Independent UN experts serving as appointees of the 47-nation Human Rights Council were tasked to investigate and report back on issues related to their particular mandate. 

According to India's National Crime Records Bureau, a total of 228,650 incidences of crime against women, and 15,423 rape cases, were reported in 2011. In Delhi, the conviction rate of 41.5% in rape cases may be reprehensibly low. New Delhi has one of the highest reported rates of crime against women in India, although according to the New York Times, most experts believe that the official numbers barely hint at the real scale of the problem.

The Criminal Law (Amendment) Act 2013, which was introduced after the fatal Delhi gang rape in December, amends various sections of the Indian Penal Code, the code of criminal procedure, the Indian Evidence Act, and the Protection of Children from Sexual Offenses Act. In addition to broadening the definition of rape, the bill provides for life term and death sentences for offenders.

However, some worry that strengthening laws to increase the protection of women may be insufficient. Indian author and journalist Lavanya Sankaran reports that in northern India, rape accusations are often followed by questions about the victim's behavior, and even charges that she provoked the assault.

"In India, we have a regrettable tendency to treat laws as mere suggestions, like worthy advice from a grandmother to be followed in theory and ignored in practice," wrote Sankaran in The Guardian last Wednesday. "If the law suits our interests, we follow it. If not, there are many ways of working our way around it."

Women across the country are taking matters into their own hands by protesting the harassment, enrolling in self-defense classes, and uniting against aggressors.

The Red Brigade, a self-defense group for young women suffering sexual abuse in Lucknow, a city in northern India, was formed in November 2011 by 25-year-old teacher Usha Vishwakarma. The group is named for the bright red outfits worn by the women, now over 100 in total, who are aged 11 to 25. They travel the streets in a pack, determined to teach their tormentors a lesson, whether it be alerting the police, or taking matters into their own hands, encircling and beating the men with their fists and shoes.

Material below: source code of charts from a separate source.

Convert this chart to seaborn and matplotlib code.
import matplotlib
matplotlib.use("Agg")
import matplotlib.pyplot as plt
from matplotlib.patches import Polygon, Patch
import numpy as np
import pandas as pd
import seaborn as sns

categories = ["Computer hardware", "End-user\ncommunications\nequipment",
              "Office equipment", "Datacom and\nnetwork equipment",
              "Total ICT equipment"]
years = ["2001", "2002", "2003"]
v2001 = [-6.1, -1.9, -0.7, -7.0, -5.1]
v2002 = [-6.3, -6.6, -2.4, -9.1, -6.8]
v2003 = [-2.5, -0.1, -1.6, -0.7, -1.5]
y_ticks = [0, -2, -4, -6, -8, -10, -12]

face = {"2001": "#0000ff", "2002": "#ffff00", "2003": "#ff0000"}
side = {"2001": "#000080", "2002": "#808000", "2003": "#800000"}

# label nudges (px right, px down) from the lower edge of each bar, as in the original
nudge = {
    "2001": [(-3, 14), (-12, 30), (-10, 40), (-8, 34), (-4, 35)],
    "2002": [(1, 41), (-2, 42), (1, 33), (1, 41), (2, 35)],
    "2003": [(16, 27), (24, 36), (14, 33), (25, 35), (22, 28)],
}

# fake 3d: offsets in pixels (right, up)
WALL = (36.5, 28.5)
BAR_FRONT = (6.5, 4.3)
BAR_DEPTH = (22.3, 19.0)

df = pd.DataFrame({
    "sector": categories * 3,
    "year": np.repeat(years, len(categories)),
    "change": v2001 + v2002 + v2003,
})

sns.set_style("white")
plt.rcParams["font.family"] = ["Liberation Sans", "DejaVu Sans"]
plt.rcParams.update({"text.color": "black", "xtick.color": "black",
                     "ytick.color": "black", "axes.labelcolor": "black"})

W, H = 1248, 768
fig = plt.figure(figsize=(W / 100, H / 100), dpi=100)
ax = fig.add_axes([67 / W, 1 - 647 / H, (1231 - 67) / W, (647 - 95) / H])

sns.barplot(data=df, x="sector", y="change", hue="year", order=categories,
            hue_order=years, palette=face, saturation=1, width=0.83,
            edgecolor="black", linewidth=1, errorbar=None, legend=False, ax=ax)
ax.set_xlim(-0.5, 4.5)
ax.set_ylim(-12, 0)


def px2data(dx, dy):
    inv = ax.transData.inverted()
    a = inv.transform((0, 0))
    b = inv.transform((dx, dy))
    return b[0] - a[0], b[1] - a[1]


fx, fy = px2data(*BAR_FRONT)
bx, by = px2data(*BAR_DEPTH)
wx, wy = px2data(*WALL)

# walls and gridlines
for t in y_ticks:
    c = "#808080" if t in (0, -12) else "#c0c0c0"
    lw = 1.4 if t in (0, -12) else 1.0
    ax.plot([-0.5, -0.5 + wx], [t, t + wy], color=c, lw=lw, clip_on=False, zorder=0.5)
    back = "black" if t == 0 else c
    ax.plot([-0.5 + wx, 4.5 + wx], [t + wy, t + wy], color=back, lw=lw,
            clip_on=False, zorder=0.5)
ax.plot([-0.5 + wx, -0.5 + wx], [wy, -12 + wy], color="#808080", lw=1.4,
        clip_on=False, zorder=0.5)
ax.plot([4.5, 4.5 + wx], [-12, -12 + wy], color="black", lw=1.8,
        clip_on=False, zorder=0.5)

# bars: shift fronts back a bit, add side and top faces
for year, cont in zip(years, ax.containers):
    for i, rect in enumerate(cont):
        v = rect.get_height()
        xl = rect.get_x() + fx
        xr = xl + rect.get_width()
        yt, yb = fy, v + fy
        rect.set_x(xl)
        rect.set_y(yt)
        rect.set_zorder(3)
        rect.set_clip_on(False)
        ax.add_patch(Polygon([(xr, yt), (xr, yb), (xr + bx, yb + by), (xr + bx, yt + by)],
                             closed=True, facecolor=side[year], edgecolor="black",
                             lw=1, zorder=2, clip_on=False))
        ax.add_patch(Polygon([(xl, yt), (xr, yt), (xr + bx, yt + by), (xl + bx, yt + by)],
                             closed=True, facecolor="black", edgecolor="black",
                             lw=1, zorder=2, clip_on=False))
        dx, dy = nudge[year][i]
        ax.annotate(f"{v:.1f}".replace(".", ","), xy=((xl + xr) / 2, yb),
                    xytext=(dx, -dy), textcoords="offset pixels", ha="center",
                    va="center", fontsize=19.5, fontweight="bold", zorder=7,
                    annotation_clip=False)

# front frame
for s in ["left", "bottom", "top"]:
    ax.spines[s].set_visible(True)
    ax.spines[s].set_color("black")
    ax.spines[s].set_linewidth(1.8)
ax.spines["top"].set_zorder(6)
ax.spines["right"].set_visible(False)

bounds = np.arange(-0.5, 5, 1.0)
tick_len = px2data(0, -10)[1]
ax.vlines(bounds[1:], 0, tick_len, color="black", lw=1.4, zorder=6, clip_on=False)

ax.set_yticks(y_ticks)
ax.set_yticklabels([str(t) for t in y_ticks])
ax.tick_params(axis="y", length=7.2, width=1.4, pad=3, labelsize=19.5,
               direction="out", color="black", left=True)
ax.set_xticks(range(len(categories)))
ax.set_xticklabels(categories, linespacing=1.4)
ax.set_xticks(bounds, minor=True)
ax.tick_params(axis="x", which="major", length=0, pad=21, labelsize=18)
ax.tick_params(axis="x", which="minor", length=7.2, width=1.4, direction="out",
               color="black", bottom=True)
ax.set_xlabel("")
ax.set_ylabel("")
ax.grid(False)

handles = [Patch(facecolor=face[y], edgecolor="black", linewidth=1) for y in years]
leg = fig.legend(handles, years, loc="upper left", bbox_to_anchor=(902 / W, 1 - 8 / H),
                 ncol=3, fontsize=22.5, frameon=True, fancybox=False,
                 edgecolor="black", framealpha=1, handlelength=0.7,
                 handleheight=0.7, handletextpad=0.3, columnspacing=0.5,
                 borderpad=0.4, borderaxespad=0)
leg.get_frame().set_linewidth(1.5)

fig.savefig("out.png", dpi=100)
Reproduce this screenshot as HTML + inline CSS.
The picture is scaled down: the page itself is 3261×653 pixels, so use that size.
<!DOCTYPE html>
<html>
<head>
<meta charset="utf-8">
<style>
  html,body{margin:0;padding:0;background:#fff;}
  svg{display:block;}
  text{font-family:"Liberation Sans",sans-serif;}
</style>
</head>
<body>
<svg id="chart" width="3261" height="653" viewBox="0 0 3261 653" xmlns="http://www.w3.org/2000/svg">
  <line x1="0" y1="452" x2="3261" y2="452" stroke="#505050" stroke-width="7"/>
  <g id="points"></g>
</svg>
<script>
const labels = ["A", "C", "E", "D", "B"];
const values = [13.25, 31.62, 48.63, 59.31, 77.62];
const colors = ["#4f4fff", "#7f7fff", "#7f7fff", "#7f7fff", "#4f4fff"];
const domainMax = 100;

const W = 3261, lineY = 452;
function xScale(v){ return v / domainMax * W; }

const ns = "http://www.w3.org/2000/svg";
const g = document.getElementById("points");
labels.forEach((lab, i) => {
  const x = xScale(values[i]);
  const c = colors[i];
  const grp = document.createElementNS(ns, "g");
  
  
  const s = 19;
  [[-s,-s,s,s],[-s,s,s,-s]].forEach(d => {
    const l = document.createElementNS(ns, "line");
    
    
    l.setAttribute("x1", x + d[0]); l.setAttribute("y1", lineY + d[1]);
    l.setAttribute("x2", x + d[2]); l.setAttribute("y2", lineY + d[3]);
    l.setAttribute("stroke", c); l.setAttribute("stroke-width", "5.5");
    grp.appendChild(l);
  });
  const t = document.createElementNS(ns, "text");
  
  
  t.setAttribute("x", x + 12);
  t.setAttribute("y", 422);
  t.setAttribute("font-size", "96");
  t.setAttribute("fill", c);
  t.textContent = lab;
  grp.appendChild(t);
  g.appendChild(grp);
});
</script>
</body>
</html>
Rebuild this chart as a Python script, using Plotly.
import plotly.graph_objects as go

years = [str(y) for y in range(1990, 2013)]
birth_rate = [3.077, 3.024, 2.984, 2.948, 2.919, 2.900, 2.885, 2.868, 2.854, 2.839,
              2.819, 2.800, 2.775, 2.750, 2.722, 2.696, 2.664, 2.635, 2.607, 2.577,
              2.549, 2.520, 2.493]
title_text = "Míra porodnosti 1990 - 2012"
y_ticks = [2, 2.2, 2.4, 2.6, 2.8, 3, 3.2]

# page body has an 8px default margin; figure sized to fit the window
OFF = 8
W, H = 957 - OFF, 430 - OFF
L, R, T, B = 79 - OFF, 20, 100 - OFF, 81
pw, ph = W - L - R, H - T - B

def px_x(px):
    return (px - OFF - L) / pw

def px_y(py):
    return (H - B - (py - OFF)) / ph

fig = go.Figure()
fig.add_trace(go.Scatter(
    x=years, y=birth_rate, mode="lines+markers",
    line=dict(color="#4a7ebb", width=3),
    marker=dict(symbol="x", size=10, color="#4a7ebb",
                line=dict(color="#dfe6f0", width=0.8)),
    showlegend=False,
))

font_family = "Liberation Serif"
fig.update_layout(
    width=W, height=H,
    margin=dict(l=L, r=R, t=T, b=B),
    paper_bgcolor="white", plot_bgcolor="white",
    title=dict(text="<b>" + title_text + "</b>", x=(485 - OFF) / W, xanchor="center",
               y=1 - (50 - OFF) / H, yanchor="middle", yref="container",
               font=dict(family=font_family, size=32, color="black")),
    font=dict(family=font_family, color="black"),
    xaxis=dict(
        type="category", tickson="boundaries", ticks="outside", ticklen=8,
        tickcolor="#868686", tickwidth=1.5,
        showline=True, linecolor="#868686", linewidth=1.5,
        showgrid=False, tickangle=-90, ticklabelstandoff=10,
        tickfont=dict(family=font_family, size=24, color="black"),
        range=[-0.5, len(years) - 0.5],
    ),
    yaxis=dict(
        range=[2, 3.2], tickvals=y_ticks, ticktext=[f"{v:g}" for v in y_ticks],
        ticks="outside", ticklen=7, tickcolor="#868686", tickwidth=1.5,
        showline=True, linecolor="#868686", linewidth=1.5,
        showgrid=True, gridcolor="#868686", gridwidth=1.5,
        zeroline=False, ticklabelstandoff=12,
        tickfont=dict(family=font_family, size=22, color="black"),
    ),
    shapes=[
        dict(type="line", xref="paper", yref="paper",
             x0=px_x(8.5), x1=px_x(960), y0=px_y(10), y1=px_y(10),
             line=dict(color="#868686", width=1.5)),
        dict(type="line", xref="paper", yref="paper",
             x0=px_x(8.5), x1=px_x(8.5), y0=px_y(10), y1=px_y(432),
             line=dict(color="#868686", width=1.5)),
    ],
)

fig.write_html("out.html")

"This is what happens in India," 16-year-old Laxmi, a member of the Brigade, told the Observer. "These things happen all the time. All of us know this, so don't let anyone say otherwise. This is why we have formed the Red Brigade.”

Sankaran, who was born and raised in Bangalore, argues that what needs to change now is Indian society's attitude towards women. The case of the Meerpur village victim and the behavior of the policewomen are indications that India's new anti-rape laws have yet to fully take effect. Although the public outcry surrounding the instance confirms that legal reinforcement is certainly an important first step, one cannot help but wonder how many more cases like this will it take to fundamentally change a culture.